Were it set across the English Channel, Paddy Considine's stunning directorial debut "Tyrannosaur", which he also wrote, could just as easily have been directed by the Dardenne Brothers or Bruno Dumont. It's a film about lives barely lived at the very bottom of the barrel. It's deeply harrowing but also cathartic and ultimately strangely redemptive. It's also a love story about two people whose lives seem blighted never to be touched by that emotion or that feeling.


Its central characters are a hard-drinking Scot wallowing in self-pity and a hatred of almost everyone and everything around him, except perhaps the abused kid across the road, and the soft-spoken, pragmatic woman into whose charity shop he stumbles one day. They are played magnificently by Peter Mullan and Olivia Coleman. Equally good is Eddie Marsan, unusually cast against type, as the woman's despicable, abusive husband who thinks nothing of urinating over his sleeping wife.
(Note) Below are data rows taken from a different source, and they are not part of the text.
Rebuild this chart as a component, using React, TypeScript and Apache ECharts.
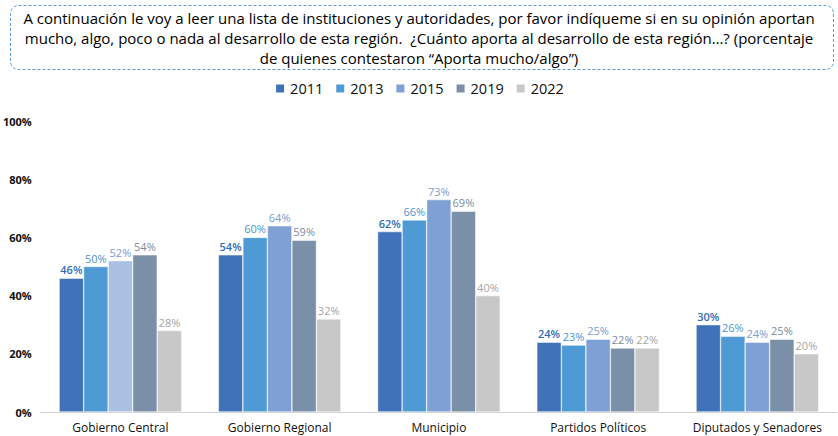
import React, { useEffect, useRef } from "react";
import * as echarts from "echarts";

const categories = ["Gobierno Central", "Gobierno Regional", "Municipio", "Partidos Políticos", "Diputados y Senadores"];
const years = ["2011", "2013", "2015", "2019", "2022"];
const v2011 = [46, 54, 62, 24, 30];
const v2013 = [50, 60, 66, 23, 26];
const v2015 = [52, 64, 73, 25, 24];
const v2019 = [54, 59, 69, 22, 25];
const v2022 = [28, 32, 40, 22, 20];
const yTicks = [0, 20, 40, 60, 80, 100];
const titleLines = [
  "A continuación le voy a leer una lista de instituciones y autoridades, por favor indíqueme si en su opinión aportan",
  "mucho, algo, poco o nada al desarrollo de esta región.  ¿Cuánto aporta al desarrollo de esta región…? (porcentaje",
  "de quienes contestaron “Aporta mucho/algo”)",
];

const barColors = ["#3f72b8", "#4e9ad4", "#7fa0d4", "#7a8fa8", "#c8c8c8"];
const labelColors = ["#2f6db5", "#4a96d2", "#7b9dd3", "#7a8ca3", "#a6a6a6"];
const FONT = "'Open Sans', 'Noto Sans', sans-serif";

export default function App() {
  const ref = useRef<HTMLDivElement>(null);
  useEffect(() => {
    const chart = echarts.init(ref.current!, null, { renderer: "svg" });
    const all = [v2011, v2013, v2015, v2019, v2022];
    const series = years.map((y, i) => ({
      name: y,
      type: "bar",
      barGap: "0%",
      barCategoryGap: "23%",
      data: all[i].map((v, j) =>
        i === 2 && j === 0 ? { value: v, itemStyle: { color: "#a9c0e2" } } : v
      ),
      itemStyle: { color: barColors[i], borderColor: "#ffffff", borderWidth: 0.5 },
      label: {
        show: true,
        position: "top",
        distance: 3,
        formatter: "{c}%",
        color: labelColors[i],
        fontSize: 11,
        fontFamily: FONT,
        fontWeight: i === 0 ? 600 : 400,
      },
    }));
    chart.setOption({
      animation: false,
      textStyle: { fontFamily: FONT },
      legend: {
        data: years,
        top: 76,
        left: "center",
        itemWidth: 10,
        itemHeight: 10,
        itemGap: 11,
        icon: "rect",
        textStyle: { fontSize: 14.5, color: "#111", fontFamily: FONT },
      },
      graphic: [
        {
          type: "rect",
          shape: { x: 10.5, y: 5.5, width: 823, height: 64, r: 8 },
          style: { fill: "none", stroke: "#5b9bd5", lineWidth: 1, lineDash: [3, 2] },
        },
        ...titleLines.map((t, i) => ({
          type: "text",
          x: 419,
          y: 18 + i * 20,
          style: {
            text: t,
            fill: "#000",
            font: `15px ${FONT}`,
            textAlign: "center",
            textVerticalAlign: "middle",
          },
        })),
      ],
      grid: { left: 39, right: 1, top: 121, bottom: 24, containLabel: false },
      xAxis: {
        type: "category",
        data: categories,
        axisLine: { lineStyle: { color: "#d0d0d0" } },
        axisTick: { show: false },
        axisLabel: { interval: 0, color: "#111", fontSize: 12, margin: 9, fontFamily: FONT },
      },
      yAxis: {
        type: "value",
        min: yTicks[0],
        max: yTicks[yTicks.length - 1],
        interval: 20,
        splitLine: { show: false },
        axisLine: { show: false },
        axisTick: { show: false },
        axisLabel: { formatter: "{value}%", color: "#111", fontSize: 11, fontWeight: "bold", margin: 9, fontFamily: FONT },
      },
      series,
    });
    return () => chart.dispose();
  }, []);
  return <div ref={ref} style={{ position: "fixed", left: 0, top: 0, width: 838, height: 436, background: "#fff" }} />;
}
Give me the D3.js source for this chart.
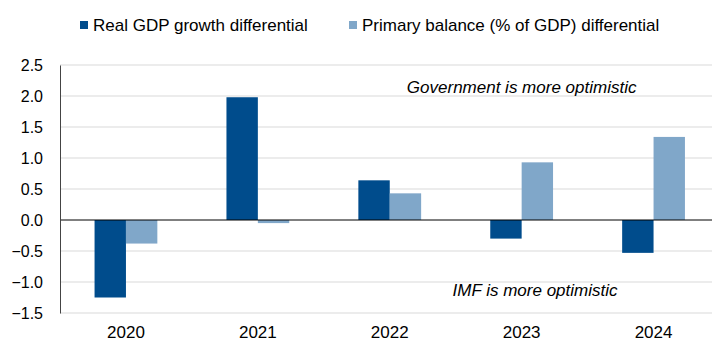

These are the kind of people the cinema tends to ignore and they are not really the kind of people we would choose to hang out with but Considine gives them to us in all their flawed, bitter humanity. In particular, he allows us to see into the battered souls of Mullan and Colman which makes the horrors he presents at least bearable. This is certainly not the easiest film to watch but it is hugely rewarding. Neither is it the kind of film that wins Oscars; the Academy could never handle anything this raw, yet it is essential viewing nevertheless. It's one of the best films I've seen this year.